--- START Raw data ---
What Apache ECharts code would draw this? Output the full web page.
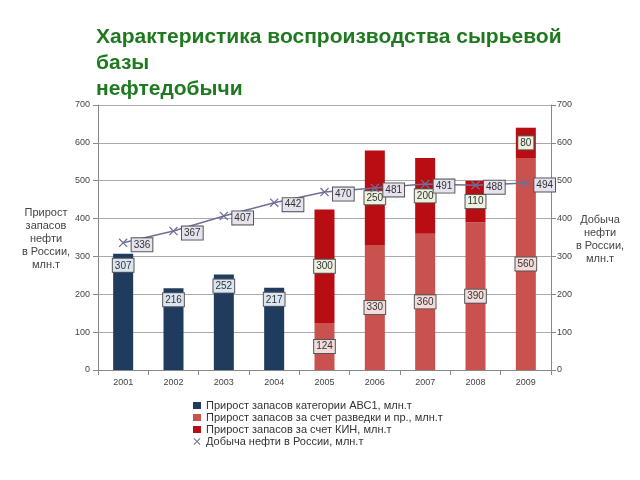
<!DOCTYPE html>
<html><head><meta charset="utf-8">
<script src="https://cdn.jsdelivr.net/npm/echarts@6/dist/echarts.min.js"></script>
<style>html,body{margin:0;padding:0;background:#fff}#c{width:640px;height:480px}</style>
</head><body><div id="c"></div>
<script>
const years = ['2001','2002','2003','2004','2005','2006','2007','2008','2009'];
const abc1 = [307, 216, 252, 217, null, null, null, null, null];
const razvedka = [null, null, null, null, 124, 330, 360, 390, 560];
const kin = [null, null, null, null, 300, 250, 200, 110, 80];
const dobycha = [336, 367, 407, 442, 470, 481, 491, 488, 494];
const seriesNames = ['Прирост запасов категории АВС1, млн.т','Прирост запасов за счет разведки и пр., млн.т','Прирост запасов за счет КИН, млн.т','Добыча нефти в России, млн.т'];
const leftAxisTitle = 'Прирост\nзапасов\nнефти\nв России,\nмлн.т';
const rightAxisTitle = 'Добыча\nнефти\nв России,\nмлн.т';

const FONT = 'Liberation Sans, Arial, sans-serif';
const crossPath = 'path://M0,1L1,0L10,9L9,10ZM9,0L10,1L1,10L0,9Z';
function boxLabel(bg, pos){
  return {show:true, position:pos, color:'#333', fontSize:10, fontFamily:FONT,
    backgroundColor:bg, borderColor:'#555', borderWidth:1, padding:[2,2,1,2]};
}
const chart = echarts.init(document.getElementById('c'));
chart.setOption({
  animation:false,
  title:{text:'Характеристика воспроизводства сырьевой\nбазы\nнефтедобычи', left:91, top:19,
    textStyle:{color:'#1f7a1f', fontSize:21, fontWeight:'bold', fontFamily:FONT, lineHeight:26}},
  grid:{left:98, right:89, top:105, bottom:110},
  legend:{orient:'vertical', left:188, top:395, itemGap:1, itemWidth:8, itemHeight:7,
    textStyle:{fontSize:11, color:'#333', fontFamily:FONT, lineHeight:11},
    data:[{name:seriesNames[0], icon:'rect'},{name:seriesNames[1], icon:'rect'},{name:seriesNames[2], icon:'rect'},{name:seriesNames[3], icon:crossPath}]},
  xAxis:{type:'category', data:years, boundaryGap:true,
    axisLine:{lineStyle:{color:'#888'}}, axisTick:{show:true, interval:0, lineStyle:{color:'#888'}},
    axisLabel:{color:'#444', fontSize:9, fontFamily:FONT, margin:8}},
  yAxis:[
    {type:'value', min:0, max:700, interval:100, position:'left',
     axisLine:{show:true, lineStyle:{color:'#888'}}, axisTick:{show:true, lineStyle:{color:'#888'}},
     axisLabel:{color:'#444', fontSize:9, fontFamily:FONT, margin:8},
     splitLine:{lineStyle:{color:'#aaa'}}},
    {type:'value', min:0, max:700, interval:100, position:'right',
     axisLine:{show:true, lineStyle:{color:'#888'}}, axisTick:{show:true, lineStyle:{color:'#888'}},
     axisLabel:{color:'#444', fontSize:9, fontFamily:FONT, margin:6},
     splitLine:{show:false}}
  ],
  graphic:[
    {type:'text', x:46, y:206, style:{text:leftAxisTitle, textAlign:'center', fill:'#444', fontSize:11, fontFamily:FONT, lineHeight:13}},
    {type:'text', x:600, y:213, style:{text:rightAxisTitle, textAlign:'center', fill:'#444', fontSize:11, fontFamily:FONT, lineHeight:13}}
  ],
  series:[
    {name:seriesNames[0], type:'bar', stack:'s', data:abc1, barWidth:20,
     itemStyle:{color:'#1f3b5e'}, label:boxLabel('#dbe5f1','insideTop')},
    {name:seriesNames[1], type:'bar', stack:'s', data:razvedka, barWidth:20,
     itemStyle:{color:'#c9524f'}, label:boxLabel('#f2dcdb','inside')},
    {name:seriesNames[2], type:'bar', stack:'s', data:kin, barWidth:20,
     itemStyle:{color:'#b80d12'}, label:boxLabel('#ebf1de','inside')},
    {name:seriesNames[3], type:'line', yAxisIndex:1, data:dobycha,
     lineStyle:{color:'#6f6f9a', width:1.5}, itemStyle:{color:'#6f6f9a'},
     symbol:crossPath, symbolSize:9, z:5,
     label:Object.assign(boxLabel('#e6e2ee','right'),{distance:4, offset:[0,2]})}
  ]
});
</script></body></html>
--- END Raw data ---
--- Written task ---
Repeat the listing verbatim. Skip the pictures.

--- The reply ---
What Apache ECharts code would draw this? Output the full web page.
<!DOCTYPE html>
<html><head><meta charset="utf-8">
<script src="https://cdn.jsdelivr.net/npm/echarts@6/dist/echarts.min.js"></script>
<style>html,body{margin:0;padding:0;background:#fff}#c{width:640px;height:480px}</style>
</head><body><div id="c"></div>
<script>
const years = ['2001','2002','2003','2004','2005','2006','2007','2008','2009'];
const abc1 = [307, 216, 252, 217, null, null, null, null, null];
const razvedka = [null, null, null, null, 124, 330, 360, 390, 560];
const kin = [null, null, null, null, 300, 250, 200, 110, 80];
const dobycha = [336, 367, 407, 442, 470, 481, 491, 488, 494];
const seriesNames = ['Прирост запасов категории АВС1, млн.т','Прирост запасов за счет разведки и пр., млн.т','Прирост запасов за счет КИН, млн.т','Добыча нефти в России, млн.т'];
const leftAxisTitle = 'Прирост\nзапасов\nнефти\nв России,\nмлн.т';
const rightAxisTitle = 'Добыча\nнефти\nв России,\nмлн.т';

const FONT = 'Liberation Sans, Arial, sans-serif';
const crossPath = 'path://M0,1L1,0L10,9L9,10ZM9,0L10,1L1,10L0,9Z';
function boxLabel(bg, pos){
  return {show:true, position:pos, color:'#333', fontSize:10, fontFamily:FONT,
    backgroundColor:bg, borderColor:'#555', borderWidth:1, padding:[2,2,1,2]};
}
const chart = echarts.init(document.getElementById('c'));
chart.setOption({
  animation:false,
  title:{text:'Характеристика воспроизводства сырьевой\nбазы\nнефтедобычи', left:91, top:19,
    textStyle:{color:'#1f7a1f', fontSize:21, fontWeight:'bold', fontFamily:FONT, lineHeight:26}},
  grid:{left:98, right:89, top:105, bottom:110},
  legend:{orient:'vertical', left:188, top:395, itemGap:1, itemWidth:8, itemHeight:7,
    textStyle:{fontSize:11, color:'#333', fontFamily:FONT, lineHeight:11},
    data:[{name:seriesNames[0], icon:'rect'},{name:seriesNames[1], icon:'rect'},{name:seriesNames[2], icon:'rect'},{name:seriesNames[3], icon:crossPath}]},
  xAxis:{type:'category', data:years, boundaryGap:true,
    axisLine:{lineStyle:{color:'#888'}}, axisTick:{show:true, interval:0, lineStyle:{color:'#888'}},
    axisLabel:{color:'#444', fontSize:9, fontFamily:FONT, margin:8}},
  yAxis:[
    {type:'value', min:0, max:700, interval:100, position:'left',
     axisLine:{show:true, lineStyle:{color:'#888'}}, axisTick:{show:true, lineStyle:{color:'#888'}},
     axisLabel:{color:'#444', fontSize:9, fontFamily:FONT, margin:8},
     splitLine:{lineStyle:{color:'#aaa'}}},
    {type:'value', min:0, max:700, interval:100, position:'right',
     axisLine:{show:true, lineStyle:{color:'#888'}}, axisTick:{show:true, lineStyle:{color:'#888'}},
     axisLabel:{color:'#444', fontSize:9, fontFamily:FONT, margin:6},
     splitLine:{show:false}}
  ],
  graphic:[
    {type:'text', x:46, y:206, style:{text:leftAxisTitle, textAlign:'center', fill:'#444', fontSize:11, fontFamily:FONT, lineHeight:13}},
    {type:'text', x:600, y:213, style:{text:rightAxisTitle, textAlign:'center', fill:'#444', fontSize:11, fontFamily:FONT, lineHeight:13}}
  ],
  series:[
    {name:seriesNames[0], type:'bar', stack:'s', data:abc1, barWidth:20,
     itemStyle:{color:'#1f3b5e'}, label:boxLabel('#dbe5f1','insideTop')},
    {name:seriesNames[1], type:'bar', stack:'s', data:razvedka, barWidth:20,
     itemStyle:{color:'#c9524f'}, label:boxLabel('#f2dcdb','inside')},
    {name:seriesNames[2], type:'bar', stack:'s', data:kin, barWidth:20,
     itemStyle:{color:'#b80d12'}, label:boxLabel('#ebf1de','inside')},
    {name:seriesNames[3], type:'line', yAxisIndex:1, data:dobycha,
     lineStyle:{color:'#6f6f9a', width:1.5}, itemStyle:{color:'#6f6f9a'},
     symbol:crossPath, symbolSize:9, z:5,
     label:Object.assign(boxLabel('#e6e2ee','right'),{distance:4, offset:[0,2]})}
  ]
});
</script></body></html>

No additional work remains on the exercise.